Yes, hosting a chill graduation party is possible
It’s cap and gown time for graduates, and if you’re a proud POG (parent of graduate), you’re likely setting out to celebrate. But if you thought all grad parties equal ragers filled with poor decisions, think again. We have all the tips you need to throw the perfect relaxed graduation barbecue that your teen will actually enjoy. Key word: relaxed.
Don’t try to compete
There are plenty of holidays and occasions in May and June, so don’t worry about getting every friend and family member to your event. Sure, give guests advance notice if you can and keep an eye out for date/time conflicts (don’t schedule your grad party the day of the school’s grad party, obviously) but also don’t stress if a few folks can’t make it.
Defer to your kid
Let them decide on a guest list — whether that’s family, friends or both. Ask your kid how they prefer to celebrate the occasion. Then, let them pick a place for the barbecue, whether that’s in your own yard, at a local park or recreation facility or elsewhere.
Yes, you can text
For an informal party, it’s absolutely fine to invite guests via text or email. But hey, if your kid prefers a snail-mail invite, go for it.

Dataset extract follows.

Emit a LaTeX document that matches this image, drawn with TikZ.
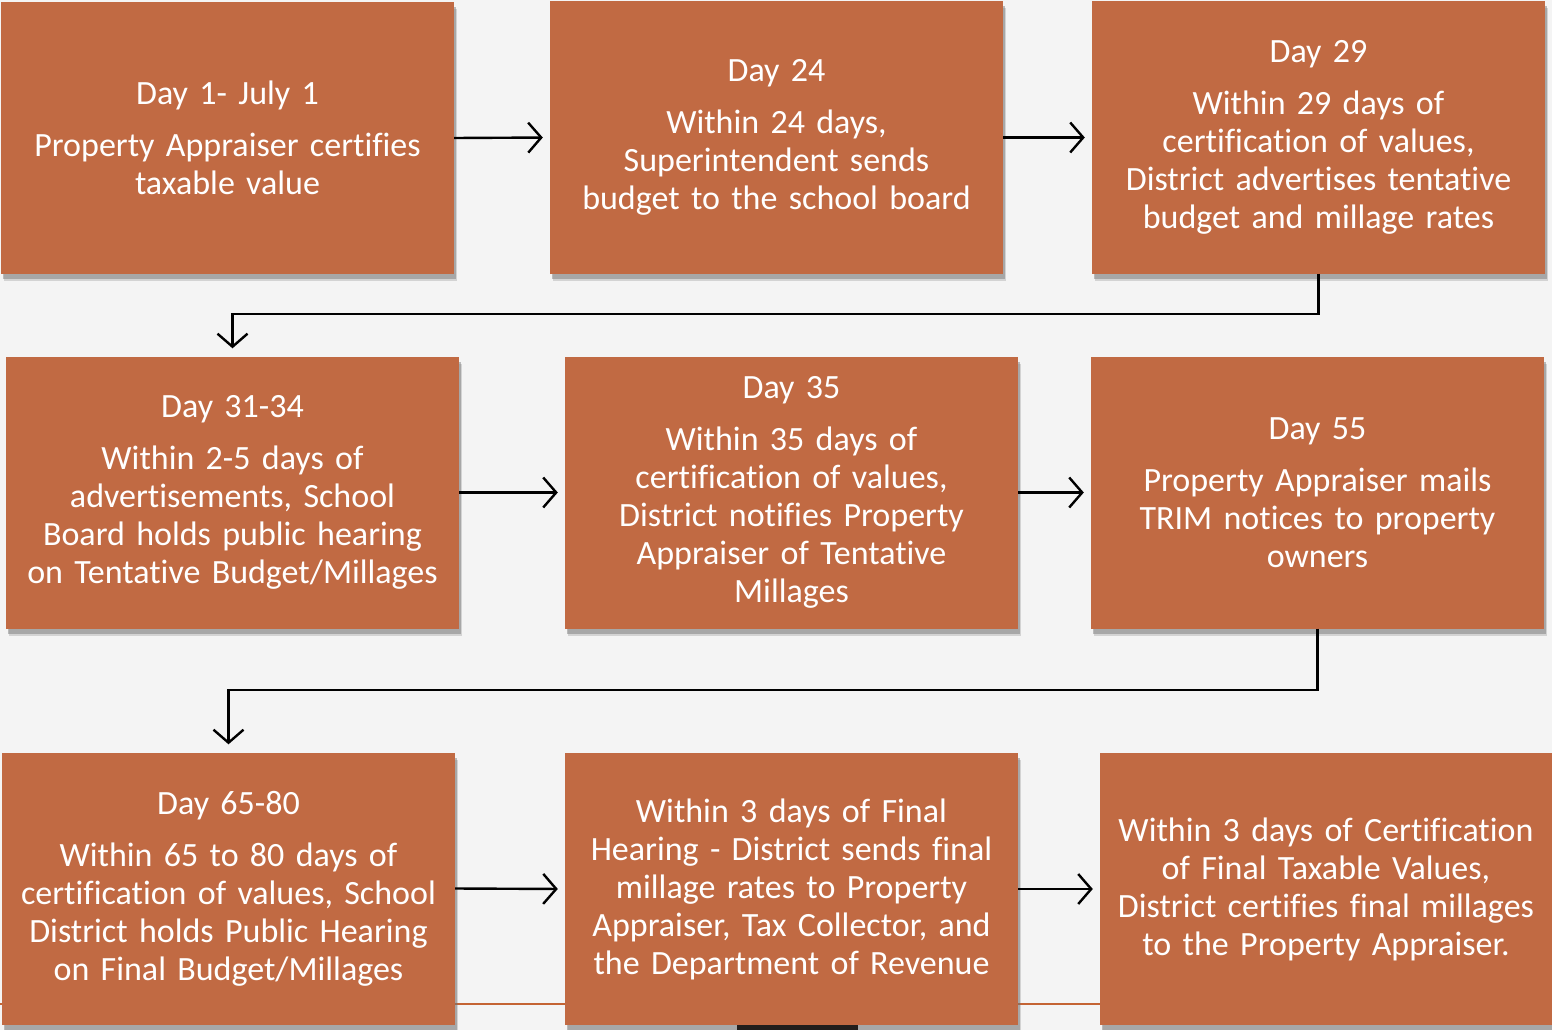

Do make sure that the text/email/invitation lets guests know of any dress code — which might end up being formal if the party is right after the graduation ceremony.
Plan for rain
Make a contingency plan in case of inclement weather. Will the party be held rain or shine or would it be better to set a rain date? Tell guests the plan in advance to avoid last-minute calls on whether or not the party is still on or rescheduled.
Decide if you want to cook or hire someone to prepare food and/or serve. Cooking yourself is more intimate, but hiring people can free up time for the hosts to focus solely on entertaining their guests and enjoying themselves.
Keep food & decor simple…
Keep your graduate’s tastes in mind when choosing food and decor — or better yet, let them choose it themselves entirely. Some fun ideas:
- String together a timeline of school portrait photos to see how your graduate has changed through the years (and making fun of their first-grade grin is allowed).
- Decorate with helium balloons in school colors and/or with the graduation year.
- Serve a custom dessert — most bakeries can scan a photo of the graduate (you choose whether to go pretty or pretty funny) on a cake.
- Serve cookies made with the school logo or with “Class of 2018” written in icing.
- Serve food that either reminds the student of their current home or of where they are going off to next (Philly cheese steaks, Boston cream pie, etc.).
…& activities simpler
- Set up a makeshift photo booth (printable props optional).
- Make a toast to the graduate; keep it short and sweet.
- If it’s a smaller party, you can buy matching token gifts for all the graduates in your child’s friend group. Customized water bottles with their current zip codes, personalized makeup bags or mugs in school colors are all great gifts that will remind them of their adventures together.
- Ask guests to write a few lines of advice in a journal to the graduate(s).